Semiconductor chips are washed with water so pure, it’s unsafe for you to drink


Semiconductor chips are washed with water so pure, it’s unsafe for you to drink

We’ve all heard that water is the source of all life on earth—and the cleaner it is, the better, right? Wrong. As it turns out, even cleanliness has its limits.

Ever heard of water so clean that it’ll wash the essential minerals out of your body?

That’s precisely the kind of water you need to clean semiconductor chips during the manufacturing process. Chipmakers have dedicated filtering plants to manufacture what they call UPW, or ultra-pure water, according to Fast Company’s adaptation of an excerpt from The Big Thirst: The Secret Life and Turbulent Future of Water by Charles Fishman.

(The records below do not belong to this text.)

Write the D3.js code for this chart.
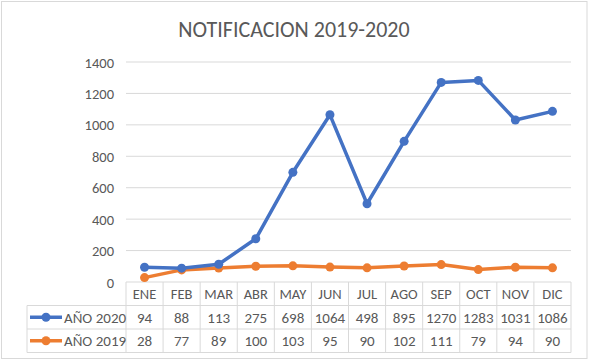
<!DOCTYPE html>
<html>
<head>
<meta charset="utf-8">
<script src="https://cdn.jsdelivr.net/npm/d3@7"></script>
<style>
  body { margin: 0; background: #fff; }
  #chart { width: 589px; height: 362px; }
</style>
</head>
<body>
<div id="chart"></div>
<script>
const months = ["ENE", "FEB", "MAR", "ABR", "MAY", "JUN", "JUL", "AGO", "SEP", "OCT", "NOV", "DIC"];
const values2020 = [94, 88, 113, 275, 698, 1064, 498, 895, 1270, 1283, 1031, 1086];
const values2019 = [28, 77, 89, 100, 103, 95, 90, 102, 111, 79, 94, 90];
const yTicks = [0, 200, 400, 600, 800, 1000, 1200, 1400];
const seriesNames = ["AÑO 2020", "AÑO 2019"];
const seriesColors = ["#4472C4", "#ED7D31"];

const series = [
    { name: seriesNames[0], values: values2020, color: seriesColors[0] },
    { name: seriesNames[1], values: values2019, color: seriesColors[1] },
];

const width = 589, height = 362;
const font = "Carlito, Calibri, 'Liberation Sans Narrow', 'Liberation Sans', sans-serif";
const textColor = "#595959";
const gridColor = "#d9d9d9";

const plot = { left: 126, right: 571, top: 62, bottom: 282 };
const rowH = 23.5;
const legendLeft = 27;

const svg = d3.select("#chart").append("svg")
    .attr("width", width)
    .attr("height", height)
    .attr("font-family", font);

// chart area border
svg.append("rect")
    .attr("x", 1.5).attr("y", 1.5)
    .attr("width", width - 3.5).attr("height", 357)
    .attr("fill", "#fff")
    .attr("stroke", "#d9d9d9");

svg.append("text")
    .attr("x", 294).attr("y", 37)
    .attr("text-anchor", "middle")
    .attr("font-size", 22)
    .attr("fill", textColor)
    .text("NOTIFICACION 2019-2020");

const x = d3.scaleBand().domain(months).range([plot.left, plot.right]);
const y = d3.scaleLinear().domain([0, 1400]).range([plot.bottom, plot.top]);

// gridlines
svg.append("g")
    .selectAll("line")
    .data(yTicks.filter(t => t > 0))
    .join("line")
    .attr("x1", plot.left).attr("x2", plot.right)
    .attr("y1", d => y(d)).attr("y2", d => y(d))
    .attr("stroke", gridColor)
    .attr("stroke-width", 1);

// y axis labels
const yAxis = svg.append("g")
    .attr("transform", `translate(${plot.left - 12},0)`)
    .call(d3.axisLeft(y).tickValues(yTicks).tickFormat(d3.format("d")).tickSize(0).tickPadding(0));
yAxis.select(".domain").remove();
yAxis.selectAll("text")
    .attr("font-family", font)
    .attr("font-size", 14.5)
    .attr("fill", textColor)
    .attr("dy", "0.35em");

// data table grid
const tableG = svg.append("g").attr("stroke", gridColor).attr("fill", "none");
const rowTops = [plot.bottom, plot.bottom + rowH, plot.bottom + 2 * rowH, plot.bottom + 3 * rowH];
tableG.append("line")
    .attr("x1", plot.left).attr("x2", plot.right)
    .attr("y1", rowTops[0]).attr("y2", rowTops[0]);
rowTops.slice(1).forEach(ry => {
    tableG.append("line")
        .attr("x1", legendLeft).attr("x2", plot.right)
        .attr("y1", ry).attr("y2", ry);
});
tableG.append("line")
    .attr("x1", legendLeft).attr("x2", legendLeft)
    .attr("y1", rowTops[1]).attr("y2", rowTops[3]);
tableG.selectAll("line.col")
    .data(months.concat(["end"]))
    .join("line")
    .attr("class", "col")
    .attr("x1", (d, i) => plot.left + i * x.bandwidth())
    .attr("x2", (d, i) => plot.left + i * x.bandwidth())
    .attr("y1", rowTops[0]).attr("y2", rowTops[3]);

// month headers
svg.append("g")
    .selectAll("text")
    .data(months)
    .join("text")
    .attr("x", d => x(d) + x.bandwidth() / 2)
    .attr("y", rowTops[0] + rowH / 2)
    .attr("dy", "0.35em")
    .attr("text-anchor", "middle")
    .attr("font-size", 14.5)
    .attr("fill", textColor)
    .text(d => d);

// series rows
series.forEach((s, si) => {
    const cy = rowTops[si + 1] + rowH / 2;
    const row = svg.append("g");
    row.selectAll("text.val")
        .data(s.values)
        .join("text")
        .attr("class", "val")
        .attr("x", (d, i) => x(months[i]) + x.bandwidth() / 2)
        .attr("y", cy)
        .attr("dy", "0.35em")
        .attr("text-anchor", "middle")
        .attr("font-size", 15)
        .attr("fill", textColor)
        .text(d => d);
    // legend key
    row.append("line")
        .attr("x1", 30).attr("x2", 62)
        .attr("y1", cy).attr("y2", cy)
        .attr("stroke", s.color)
        .attr("stroke-width", 3.5);
    row.append("circle")
        .attr("cx", 46).attr("cy", cy).attr("r", 4.5)
        .attr("fill", s.color);
    row.append("text")
        .attr("x", 64).attr("y", cy)
        .attr("dy", "0.35em")
        .attr("font-size", 15)
        .attr("fill", textColor)
        .text(s.name);
});

// lines
const line = d3.line()
    .x((d, i) => x(months[i]) + x.bandwidth() / 2)
    .y(d => y(d));

series.slice().reverse().forEach(s => {
    svg.append("path")
        .datum(s.values)
        .attr("d", line)
        .attr("fill", "none")
        .attr("stroke", s.color)
        .attr("stroke-width", 3.5)
        .attr("stroke-linejoin", "round");
    svg.append("g")
        .selectAll("circle")
        .data(s.values)
        .join("circle")
        .attr("cx", (d, i) => x(months[i]) + x.bandwidth() / 2)
        .attr("cy", d => y(d))
        .attr("r", 4.5)
        .attr("fill", s.color);
});
</script>
</body>
</html>
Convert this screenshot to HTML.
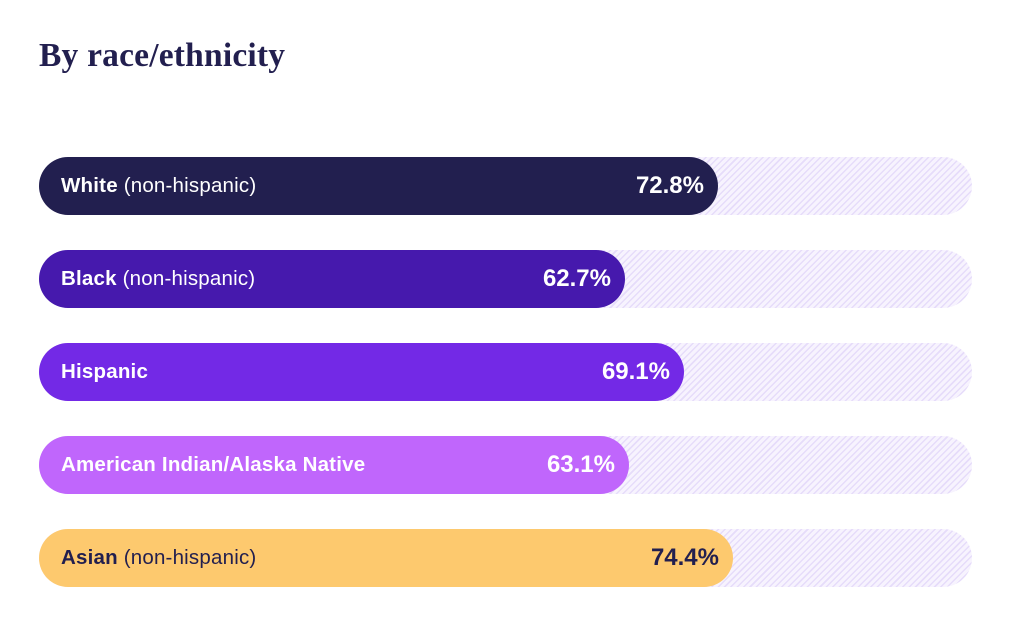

We have filtration systems that use reverse-osmosis (RO) to make ocean water fit for human consumption. Would that be good enough to wash a semiconductor chip with? No, not nearly enough, according to officials at chip manufacturing plants, who consider UPW to be just another part of the process of making those chips. “Ultra-pure water requires 12 filtration steps beyond RO,” they say.

Water is a natural solvent and therefore works nicely to clean things as it dissolves pretty much any stray particles that come in its way. When working with electronic chips on the nano scale, however, natural water is so loaded with dissolved minerals already that it’ll do more damage than good.

Ultra-pure water, then, is an entirely artificial creation, nothing like anything you’d ever see in nature. An employee at IBM’s chip-making plant said it was “horrid”, with a flat, heavy and bitter taste, unlike the “dirtier” (and much safer) water that we are used to drinking.

Like we said before, it is possible for water to be too clean for your own good after all!